Design and photocatalytic performance of Cd(II)-based coordination polymers for selective PNP degradation

In this study, two Cd(II)-based coordination polymers (CPs), [Cd(IPA)(Beib)]ₙ (1) and [Cd(PTA)(Beib)]ₙ (2), were designed and synthesized via a hydrothermal mixed-ligand strategy using isophthalic acid (H2IPA)/terephthalic acid (H2PTA) and 1,4-bis(2-ethylimidazol-1-yl)butane (Beib), aiming to develop efficient and selective photocatalysts for the degradation of p-nitrophenol (PNP). The structures and stabilities of the CPs were characterized by single-crystal X-ray diffraction, powder X-ray diffraction (PXRD), Fourier-transform infrared (FT-IR) and thermogravimetric analysis (TGA). CP 1 forms a uncommon 3D 3-fold interpenetrated dmp framework based on 65·8 topology, and CP 2 displays a 3D 4-fold interpenetrated dia framework with 4-c (66) sqc6 topology framework. Photocatalytic performance studies reveal that under UV light irradiation, (1) achieves a high degradation efficiency of 83.56 % for PNP, significantly superior to (2) (69.68 %), and exhibits high selectivity toward PNP compared to other nitro compounds (e.g., TNP, MNP).
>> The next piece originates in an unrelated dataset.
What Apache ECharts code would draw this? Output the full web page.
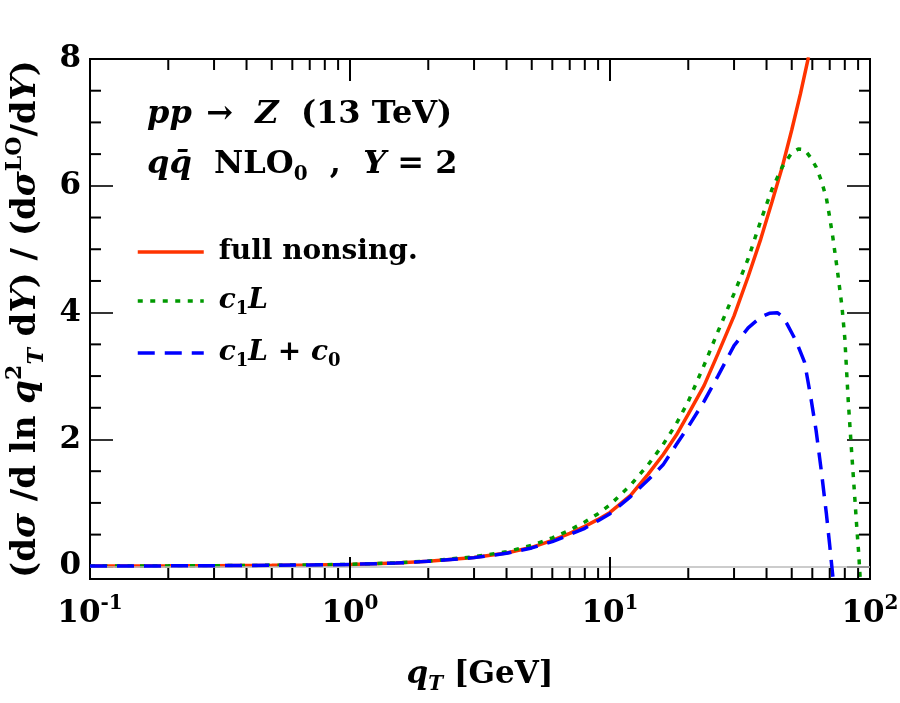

Kinetic analysis indicates that PNP degradation follows a pseudo-first-order model with a rate constant of 0.01716 min⁻¹. Radical trapping experiments confirm that photogenerated holes (h⁺) and superoxide radicals (•O₂⁻) are the dominant reactive species. Additionally, (1) demonstrates stable catalytic activity in various water sources (deionized water, tap water, pond water) and maintains >90 % performance after five recycling cycles, with no obvious structural changes verified by PXRD. This work highlights the regulation of light absorption and charge separation efficiency of CPs through ligand engineering, providing a new strategy for designing highly selective photocatalysts for efficient degradation of nitro pollutants in the environment and demonstrating the application potential of CPs in wastewater treatment and environmental remediation.